---------- Data lines
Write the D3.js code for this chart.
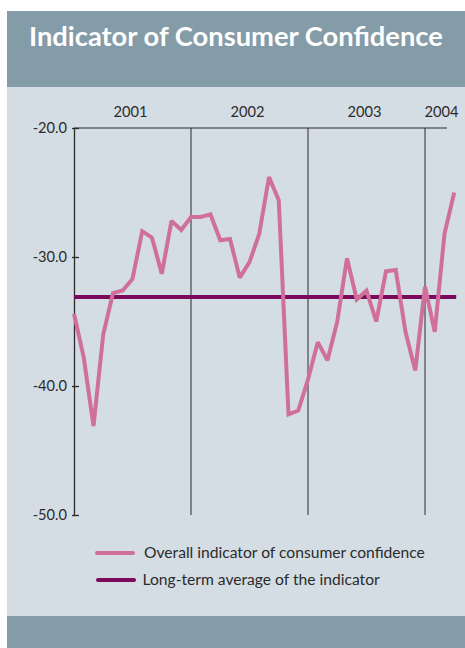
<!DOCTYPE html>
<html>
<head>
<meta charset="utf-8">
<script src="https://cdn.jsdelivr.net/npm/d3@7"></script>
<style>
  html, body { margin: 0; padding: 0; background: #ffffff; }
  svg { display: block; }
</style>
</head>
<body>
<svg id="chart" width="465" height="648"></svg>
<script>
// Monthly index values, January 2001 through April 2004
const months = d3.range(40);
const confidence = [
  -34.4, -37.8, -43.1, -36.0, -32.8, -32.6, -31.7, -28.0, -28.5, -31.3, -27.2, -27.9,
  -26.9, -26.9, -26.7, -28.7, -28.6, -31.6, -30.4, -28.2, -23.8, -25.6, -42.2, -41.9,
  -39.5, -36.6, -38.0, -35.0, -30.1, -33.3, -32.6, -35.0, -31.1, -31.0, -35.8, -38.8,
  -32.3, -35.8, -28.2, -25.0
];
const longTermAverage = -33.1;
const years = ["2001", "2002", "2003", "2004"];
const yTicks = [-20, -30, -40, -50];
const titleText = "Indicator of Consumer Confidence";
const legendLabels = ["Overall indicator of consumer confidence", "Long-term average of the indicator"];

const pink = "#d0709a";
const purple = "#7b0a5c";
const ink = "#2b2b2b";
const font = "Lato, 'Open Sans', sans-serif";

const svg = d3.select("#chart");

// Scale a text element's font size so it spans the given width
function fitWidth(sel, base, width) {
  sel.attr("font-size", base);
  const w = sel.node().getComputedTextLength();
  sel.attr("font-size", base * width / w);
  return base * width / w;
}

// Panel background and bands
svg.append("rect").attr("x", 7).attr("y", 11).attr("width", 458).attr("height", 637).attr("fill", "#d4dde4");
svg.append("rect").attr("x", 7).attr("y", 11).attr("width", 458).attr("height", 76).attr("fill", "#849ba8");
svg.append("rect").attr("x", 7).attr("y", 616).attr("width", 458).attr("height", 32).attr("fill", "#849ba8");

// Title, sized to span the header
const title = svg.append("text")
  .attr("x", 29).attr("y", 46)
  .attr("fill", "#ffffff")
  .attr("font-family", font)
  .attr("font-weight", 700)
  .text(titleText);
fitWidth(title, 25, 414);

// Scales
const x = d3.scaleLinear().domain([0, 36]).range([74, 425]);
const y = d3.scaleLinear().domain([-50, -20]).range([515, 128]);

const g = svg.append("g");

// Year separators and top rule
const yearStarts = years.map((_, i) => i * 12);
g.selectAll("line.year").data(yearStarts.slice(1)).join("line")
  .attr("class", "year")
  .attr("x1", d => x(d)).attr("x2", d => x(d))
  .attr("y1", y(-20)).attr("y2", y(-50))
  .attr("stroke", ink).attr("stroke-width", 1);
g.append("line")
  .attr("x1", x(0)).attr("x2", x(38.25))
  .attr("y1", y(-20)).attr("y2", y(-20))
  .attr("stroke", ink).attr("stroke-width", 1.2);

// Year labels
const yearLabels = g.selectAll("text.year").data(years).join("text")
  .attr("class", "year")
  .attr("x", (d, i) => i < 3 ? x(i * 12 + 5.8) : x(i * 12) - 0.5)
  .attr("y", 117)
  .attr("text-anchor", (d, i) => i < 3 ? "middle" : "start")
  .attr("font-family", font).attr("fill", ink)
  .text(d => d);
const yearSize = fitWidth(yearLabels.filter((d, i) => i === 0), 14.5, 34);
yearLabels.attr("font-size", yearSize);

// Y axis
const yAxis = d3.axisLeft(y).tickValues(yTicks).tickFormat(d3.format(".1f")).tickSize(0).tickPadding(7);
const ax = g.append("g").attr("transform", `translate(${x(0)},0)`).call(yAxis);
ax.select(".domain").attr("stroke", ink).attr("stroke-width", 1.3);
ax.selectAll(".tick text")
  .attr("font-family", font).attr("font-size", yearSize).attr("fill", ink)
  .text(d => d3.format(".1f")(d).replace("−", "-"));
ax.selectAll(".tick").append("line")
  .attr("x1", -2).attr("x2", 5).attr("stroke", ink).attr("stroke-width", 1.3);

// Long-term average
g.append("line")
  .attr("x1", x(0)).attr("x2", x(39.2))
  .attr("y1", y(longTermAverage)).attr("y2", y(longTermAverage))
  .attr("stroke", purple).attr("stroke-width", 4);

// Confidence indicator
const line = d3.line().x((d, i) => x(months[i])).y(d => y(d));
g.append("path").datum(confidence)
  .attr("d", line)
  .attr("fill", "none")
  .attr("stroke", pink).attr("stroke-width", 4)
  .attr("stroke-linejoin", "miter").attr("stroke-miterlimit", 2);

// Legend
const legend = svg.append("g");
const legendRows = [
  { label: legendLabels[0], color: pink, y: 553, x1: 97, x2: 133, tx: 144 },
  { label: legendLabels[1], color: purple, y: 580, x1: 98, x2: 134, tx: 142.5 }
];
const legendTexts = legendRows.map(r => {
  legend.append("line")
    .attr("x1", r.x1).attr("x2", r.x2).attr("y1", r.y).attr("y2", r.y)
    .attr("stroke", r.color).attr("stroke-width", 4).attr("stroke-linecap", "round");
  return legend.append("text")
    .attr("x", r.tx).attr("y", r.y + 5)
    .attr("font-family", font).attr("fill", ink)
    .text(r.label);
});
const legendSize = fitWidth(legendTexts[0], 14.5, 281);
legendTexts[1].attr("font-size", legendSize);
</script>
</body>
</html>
--------------------
# Directions
Write out the full listing verbatim, excluding its pictures.

# The response
Write the D3.js code for this chart.
<!DOCTYPE html>
<html>
<head>
<meta charset="utf-8">
<script src="https://cdn.jsdelivr.net/npm/d3@7"></script>
<style>
  html, body { margin: 0; padding: 0; background: #ffffff; }
  svg { display: block; }
</style>
</head>
<body>
<svg id="chart" width="465" height="648"></svg>
<script>
// Monthly index values, January 2001 through April 2004
const months = d3.range(40);
const confidence = [
  -34.4, -37.8, -43.1, -36.0, -32.8, -32.6, -31.7, -28.0, -28.5, -31.3, -27.2, -27.9,
  -26.9, -26.9, -26.7, -28.7, -28.6, -31.6, -30.4, -28.2, -23.8, -25.6, -42.2, -41.9,
  -39.5, -36.6, -38.0, -35.0, -30.1, -33.3, -32.6, -35.0, -31.1, -31.0, -35.8, -38.8,
  -32.3, -35.8, -28.2, -25.0
];
const longTermAverage = -33.1;
const years = ["2001", "2002", "2003", "2004"];
const yTicks = [-20, -30, -40, -50];
const titleText = "Indicator of Consumer Confidence";
const legendLabels = ["Overall indicator of consumer confidence", "Long-term average of the indicator"];

const pink = "#d0709a";
const purple = "#7b0a5c";
const ink = "#2b2b2b";
const font = "Lato, 'Open Sans', sans-serif";

const svg = d3.select("#chart");

// Scale a text element's font size so it spans the given width
function fitWidth(sel, base, width) {
  sel.attr("font-size", base);
  const w = sel.node().getComputedTextLength();
  sel.attr("font-size", base * width / w);
  return base * width / w;
}

// Panel background and bands
svg.append("rect").attr("x", 7).attr("y", 11).attr("width", 458).attr("height", 637).attr("fill", "#d4dde4");
svg.append("rect").attr("x", 7).attr("y", 11).attr("width", 458).attr("height", 76).attr("fill", "#849ba8");
svg.append("rect").attr("x", 7).attr("y", 616).attr("width", 458).attr("height", 32).attr("fill", "#849ba8");

// Title, sized to span the header
const title = svg.append("text")
  .attr("x", 29).attr("y", 46)
  .attr("fill", "#ffffff")
  .attr("font-family", font)
  .attr("font-weight", 700)
  .text(titleText);
fitWidth(title, 25, 414);

// Scales
const x = d3.scaleLinear().domain([0, 36]).range([74, 425]);
const y = d3.scaleLinear().domain([-50, -20]).range([515, 128]);

const g = svg.append("g");

// Year separators and top rule
const yearStarts = years.map((_, i) => i * 12);
g.selectAll("line.year").data(yearStarts.slice(1)).join("line")
  .attr("class", "year")
  .attr("x1", d => x(d)).attr("x2", d => x(d))
  .attr("y1", y(-20)).attr("y2", y(-50))
  .attr("stroke", ink).attr("stroke-width", 1);
g.append("line")
  .attr("x1", x(0)).attr("x2", x(38.25))
  .attr("y1", y(-20)).attr("y2", y(-20))
  .attr("stroke", ink).attr("stroke-width", 1.2);

// Year labels
const yearLabels = g.selectAll("text.year").data(years).join("text")
  .attr("class", "year")
  .attr("x", (d, i) => i < 3 ? x(i * 12 + 5.8) : x(i * 12) - 0.5)
  .attr("y", 117)
  .attr("text-anchor", (d, i) => i < 3 ? "middle" : "start")
  .attr("font-family", font).attr("fill", ink)
  .text(d => d);
const yearSize = fitWidth(yearLabels.filter((d, i) => i === 0), 14.5, 34);
yearLabels.attr("font-size", yearSize);

// Y axis
const yAxis = d3.axisLeft(y).tickValues(yTicks).tickFormat(d3.format(".1f")).tickSize(0).tickPadding(7);
const ax = g.append("g").attr("transform", `translate(${x(0)},0)`).call(yAxis);
ax.select(".domain").attr("stroke", ink).attr("stroke-width", 1.3);
ax.selectAll(".tick text")
  .attr("font-family", font).attr("font-size", yearSize).attr("fill", ink)
  .text(d => d3.format(".1f")(d).replace("−", "-"));
ax.selectAll(".tick").append("line")
  .attr("x1", -2).attr("x2", 5).attr("stroke", ink).attr("stroke-width", 1.3);

// Long-term average
g.append("line")
  .attr("x1", x(0)).attr("x2", x(39.2))
  .attr("y1", y(longTermAverage)).attr("y2", y(longTermAverage))
  .attr("stroke", purple).attr("stroke-width", 4);

// Confidence indicator
const line = d3.line().x((d, i) => x(months[i])).y(d => y(d));
g.append("path").datum(confidence)
  .attr("d", line)
  .attr("fill", "none")
  .attr("stroke", pink).attr("stroke-width", 4)
  .attr("stroke-linejoin", "miter").attr("stroke-miterlimit", 2);

// Legend
const legend = svg.append("g");
const legendRows = [
  { label: legendLabels[0], color: pink, y: 553, x1: 97, x2: 133, tx: 144 },
  { label: legendLabels[1], color: purple, y: 580, x1: 98, x2: 134, tx: 142.5 }
];
const legendTexts = legendRows.map(r => {
  legend.append("line")
    .attr("x1", r.x1).attr("x2", r.x2).attr("y1", r.y).attr("y2", r.y)
    .attr("stroke", r.color).attr("stroke-width", 4).attr("stroke-linecap", "round");
  return legend.append("text")
    .attr("x", r.tx).attr("y", r.y + 5)
    .attr("font-family", font).attr("fill", ink)
    .text(r.label);
});
const legendSize = fitWidth(legendTexts[0], 14.5, 281);
legendTexts[1].attr("font-size", legendSize);
</script>
</body>
</html>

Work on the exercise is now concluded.